La mañana del 17 de diciembre de 1997, José se despidió de ella con una escalofriante caricia. “Tenemos cosas que hablar”, le dijo. Esa tarde, la esperó en el jardín trasero. La confrontó, la acusó de haberlo humillado y destruido. “Tú elegiste hacer esto público. Ahora yo elijo cómo termina”. La golpeó con una saña indescriptible y, cuando Ana yacía indefensa en el suelo, fue al cobertizo, regresó con una lata de gasolina y la roció con ella. “40 años de matrimonio. Y así es como termina”, dijo mientras sacaba un encendedor.
En ese momento llegó su hija Carmen. Al ver la dantesca escena, gritó desesperada. “¡Papá, no!”. Pero ya era tarde. José Parejo dejó caer el encendedor.
Ana Orantes fue quemada viva en el jardín donde había intentado encontrar pequeños momentos de paz. Su asesinato, 13 días después de su valiente testimonio, sacudió a España hasta sus cimientos. Su muerte no fue una más; fue la prueba irrefutable de que el sistema había fallado. La mujer que había gritado pidiendo ayuda en la televisión nacional había sido silenciada de la forma más cruel.

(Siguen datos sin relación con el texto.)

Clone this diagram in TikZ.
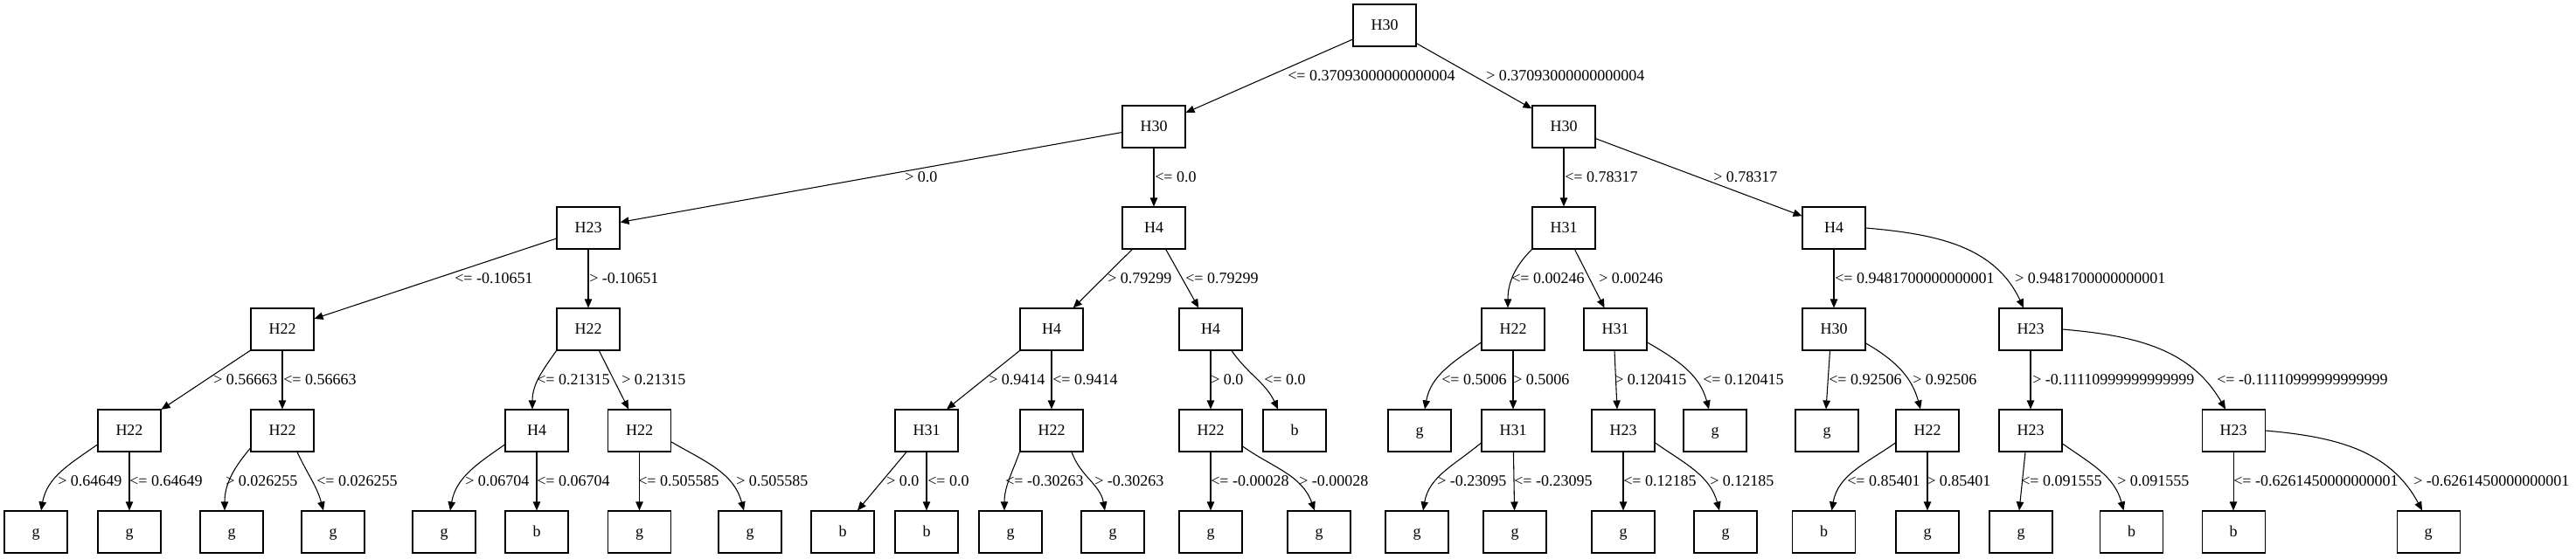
\documentclass[tikz,border=0pt]{standalone}
\usepackage{fontspec}
\setmainfont{Liberation Serif}
\usetikzlibrary{arrows.meta}
\newcounter{lbc}
\newcommand\elab[3]{\stepcounter{lbc}\node[lbl] (lab\arabic{lbc}) at (#1,{-(#2+5)}) {#3};}
\begin{document}
\begin{tikzpicture}[x=0.75pt,y=0.75pt,
  box/.style={draw, line width=0.8pt, minimum width=54pt, minimum height=36pt, inner sep=0pt, text height=7.5pt, text depth=0pt, font=\fontsize{13.5pt}{16pt}\selectfont},
  edge/.style={line width=0.8pt, -{Triangle[length=7.5pt,width=6.3pt]}},
  lbl/.style={anchor=base west, inner sep=0pt, font=\fontsize{13.5pt}{16pt}\selectfont}]
\useasboundingbox (0,0) rectangle (2947,-639);
% level 0-2
\node[box] (n0) at (1584,-29) {H30};
\node[box] (n1) at (1320,-145) {H30};
\node[box] (n2) at (1789,-145) {H30};
\node[box] (n3) at (673,-261) {H23};
\node[box] (n4) at (1320,-261) {H4};
\node[box] (n5) at (1789,-261) {H31};
\node[box] (n6) at (2098,-261) {H4};
% level 3
\node[box] (n7) at (323,-377) {H22};
\node[box] (n8) at (673,-377) {H22};
\node[box] (n9) at (1203,-377) {H4};
\node[box] (n10) at (1385,-377) {H4};
\node[box] (n11) at (1731,-377) {H22};
\node[box] (n12) at (1848,-377) {H31};
\node[box] (n13) at (2098,-377) {H30};
\node[box] (n14) at (2323,-377) {H23};
% level 4
\node[box] (n15) at (148,-493) {H22};
\node[box] (n16) at (323,-493) {H22};
\node[box] (n17) at (614,-493) {H4};
\node[box] (n18) at (731.5,-493) {H22};
\node[box] (n19) at (1060,-493) {H31};
\node[box] (n20) at (1203,-493) {H22};
\node[box] (n21) at (1385,-493) {H22};
\node[box] (n22) at (1481,-493) {b};
\node[box] (n23) at (1624,-493) {g};
\node[box] (n24) at (1731,-493) {H31};
\node[box] (n25) at (1857,-493) {H23};
\node[box] (n26) at (1962,-493) {g};
\node[box] (n27) at (2090,-493) {g};
\node[box] (n28) at (2205,-493) {H22};
\node[box] (n29) at (2323,-493) {H23};
\node[box] (n30) at (2555,-493) {H23};
% level 5
\node[box] (l1) at (41,-609) {g};
\node[box] (l2) at (148,-609) {g};
\node[box] (l3) at (265,-609) {g};
\node[box] (l4) at (381,-609) {g};
\node[box] (l5) at (508,-609) {g};
\node[box] (l6) at (614,-609) {b};
\node[box] (l7) at (731.5,-609) {g};
\node[box] (l8) at (858,-609) {g};
\node[box] (l9) at (964,-609) {b};
\node[box] (l10) at (1060,-609) {b};
\node[box] (l11) at (1156,-609) {g};
\node[box] (l12) at (1273,-609) {g};
\node[box] (l13) at (1385,-609) {g};
\node[box] (l14) at (1509,-609) {g};
\node[box] (l15) at (1621,-609) {g};
\node[box] (l16) at (1733,-609) {g};
\node[box] (l17) at (1857,-609) {g};
\node[box] (l18) at (1974,-609) {g};
\node[box] (l19) at (2086.5,-609) {b};
\node[box] (l20) at (2205,-609) {g};
\node[box] (l21) at (2312,-609) {g};
\node[box] (l22) at (2438.5,-609) {b};
\node[box] (l23) at (2555,-609) {b};
\node[box] (l24) at (2778,-609) {g};
% edges
\draw[edge] (n0) -- (n1);
\draw[edge] (n0) -- (n2);
\draw[edge] (n1) -- (n3);
\draw[edge] (n1) -- (n4);
\draw[edge] (n2) -- (n5);
\draw[edge] (n2) -- (n6);
\draw[edge] (n3) -- (n7);
\draw[edge] (n3) -- (n8);
\draw[edge] (n4) -- (n9);
\draw[edge] (n4) -- (n10);
\draw[edge] (n5.south west) to[out=-135,in=90] ([shift={(-6,0)}]n11.north);
\draw[edge] (n5) -- (n12);
\draw[edge] (n6) -- (n13);
\draw[edge] (n6.east) to[out=-5,in=115] ([shift={(-8,0)}]n14.north);
\draw[edge] (n7) -- (n15);
\draw[edge] (n7) -- (n16);
\draw[edge] (n8.south west) to[out=-125,in=90] ([shift={(-5,0)}]n17.north);
\draw[edge] (n8) -- (n18);
\draw[edge] (n9.south west) -- ([shift={(23,0)}]n19.north);
\draw[edge] (n9) -- (n20);
\draw[edge] (n10) -- (n21);
\draw[edge] ([shift={(24,0)}]n10.south) to[out=-55,in=115] ([shift={(-19,0)}]n22.north);
\draw[edge] ([shift={(0,-15)}]n11.west) to[out=-145,in=80] ([shift={(6,0)}]n23.north);
\draw[edge] (n11) -- (n24);
\draw[edge] ([shift={(-1,0)}]n12.south) -- ([shift={(-7,0)}]n25.north);
\draw[edge] ([shift={(0,-15)}]n12.east) to[out=-30,in=105] ([shift={(-7,0)}]n26.north);
\draw[edge] ([shift={(-4.5,0)}]n13.south) -- ([shift={(-1,0)}]n27.north);
\draw[edge] ([shift={(0,-16)}]n13.east) to[out=-30,in=105] ([shift={(-8,0)}]n28.north);
\draw[edge] (n14) -- (n29);
\draw[edge] (n14.east) to[out=-5,in=120] ([shift={(-9,0)}]n30.north);
\draw[edge] ([shift={(0,-16)}]n15.west) to[out=-145,in=80] ([shift={(6,0)}]l1.north);
\draw[edge] (n15) -- (l2);
\draw[edge] ([shift={(0,-20)}]n16.west) to[out=-130,in=90] ([shift={(-8,0)}]l3.north);
\draw[edge] ([shift={(17,0)}]n16.south) to[out=-65,in=105] ([shift={(-11,0)}]l4.north);
\draw[edge] ([shift={(0,-16)}]n17.west) to[out=-145,in=80] ([shift={(7,0)}]l5.north);
\draw[edge] (n17) -- (l6);
\draw[edge] (n18) -- (l7);
\draw[edge] ([shift={(0,-13)}]n18.east) to[out=-30,in=105] ([shift={(-7,0)}]l8.north);
\draw[edge] ([shift={(-23,0)}]n19.south) -- ([shift={(17,0)}]l9.north);
\draw[edge] (n19) -- (l10);
\draw[edge] (n20.south west) to[out=-110,in=90] ([shift={(-7,0)}]l11.north);
\draw[edge] ([shift={(23,0)}]n20.south) to[out=-70,in=100] ([shift={(-9,0)}]l12.north);
\draw[edge] (n21) -- (l13);
\draw[edge] ([shift={(0,-18)}]n21.east) to[out=-35,in=110] ([shift={(-5,0)}]l14.north);
\draw[edge] ([shift={(0,-14)}]n24.west) to[out=-140,in=80] ([shift={(7,0)}]l15.north);
\draw[edge] (n24) -- (l16);
\draw[edge] (n25) -- (l17);
\draw[edge] ([shift={(0,-14)}]n25.east) to[out=-35,in=105] ([shift={(-7,0)}]l18.north);
\draw[edge] ([shift={(0,-14)}]n28.west) to[out=-145,in=80] ([shift={(9,0)}]l19.north);
\draw[edge] (n28) -- (l20);
\draw[edge] ([shift={(-6,0)}]n29.south) -- ([shift={(-2,0)}]l21.north);
\draw[edge] ([shift={(0,-15)}]n29.east) to[out=-35,in=105] ([shift={(-9,0)}]l22.north);
\draw[edge] (n30) -- (l23);
\draw[edge] (n30.east) to[out=-5,in=118] ([shift={(-7,0)}]l24.north);
% edge labels
\elab{1473}{87}{<= 0.37093000000000004}
\elab{1700}{87}{> 0.37093000000000004}
\elab{1035}{203}{> 0.0}
\elab{1321}{203}{<= 0.0}
\elab{1790}{203}{<= 0.78317}
\elab{1960}{203}{> 0.78317}
\elab{520}{319}{<= -0.10651}
\elab{674}{319}{> -0.10651}
\elab{1267}{319}{> 0.79299}
\elab{1356}{319}{<= 0.79299}
\elab{1729}{319}{<= 0.00246}
\elab{1829}{319}{> 0.00246}
\elab{2099}{319}{<= 0.9481700000000001}
\elab{2305}{319}{> 0.9481700000000001}
\elab{244}{435}{> 0.56663}
\elab{324}{435}{<= 0.56663}
\elab{614}{435}{<= 0.21315}
\elab{711}{435}{> 0.21315}
\elab{1131}{435}{> 0.9414}
\elab{1204}{435}{<= 0.9414}
\elab{1385}{435}{> 0.0}
\elab{1446}{435}{<= 0.0}
\elab{1649}{435}{<= 0.5006}
\elab{1731}{435}{> 0.5006}
\elab{1847}{435}{> 0.120415}
\elab{1948}{435}{<= 0.120415}
\elab{2092}{435}{<= 0.92506}
\elab{2188}{435}{> 0.92506}
\elab{2325}{435}{> -0.11110999999999999}
\elab{2536}{435}{<= -0.11110999999999999}
\elab{66}{551}{> 0.64649}
\elab{148}{551}{<= 0.64649}
\elab{258}{551}{> 0.026255}
\elab{362}{551}{<= 0.026255}
\elab{532}{551}{> 0.06704}
\elab{614}{551}{<= 0.06704}
\elab{730}{551}{<= 0.505585}
\elab{842}{551}{> 0.505585}
\elab{1014}{551}{> 0.0}
\elab{1061}{551}{<= 0.0}
\elab{1150}{551}{<= -0.30263}
\elab{1252}{551}{> -0.30263}
\elab{1385}{551}{<= -0.00028}
\elab{1486}{551}{> -0.00028}
\elab{1644}{551}{> -0.23095}
\elab{1732}{551}{<= -0.23095}
\elab{1857}{551}{<= 0.12185}
\elab{1956}{551}{> 0.12185}
\elab{2113}{551}{<= 0.85401}
\elab{2204}{551}{> 0.85401}
\elab{2312}{551}{<= 0.091555}
\elab{2422}{551}{> 0.091555}
\elab{2555}{551}{<= -0.6261450000000001}
\elab{2761}{551}{> -0.6261450000000001}
\end{tikzpicture}
\end{document}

La indignación pública fue masiva. La muerte de Ana se convirtió en un catalizador para un cambio sin precedentes. La sociedad española exigió acción y el gobierno se vio obligado a escuchar. En 2004, siete años después de su asesinato, se aprobó la Ley Orgánica de Medidas de Protección Integral contra la Violencia de Género, una de las legislaciones más avanzadas del mundo en la materia, que introdujo juzgados especializados y órdenes de protección efectivas. Todo lo que Ana había necesitado desesperadamente.
José Parejo fue condenado a 17 años de prisión y murió en la cárcel en 2004. Ana Orantes se convirtió en un símbolo, una mártir cuya muerte no fue en vano. Su sacrificio salvó incontables vidas al cambiar las leyes de un país. Su historia es el doloroso recordatorio de que el precio de la verdad puede ser la vida misma, pero que una sola voz, por muy silenciada que haya estado, tiene el poder de iluminar el camino para que otros encuentren la libertad.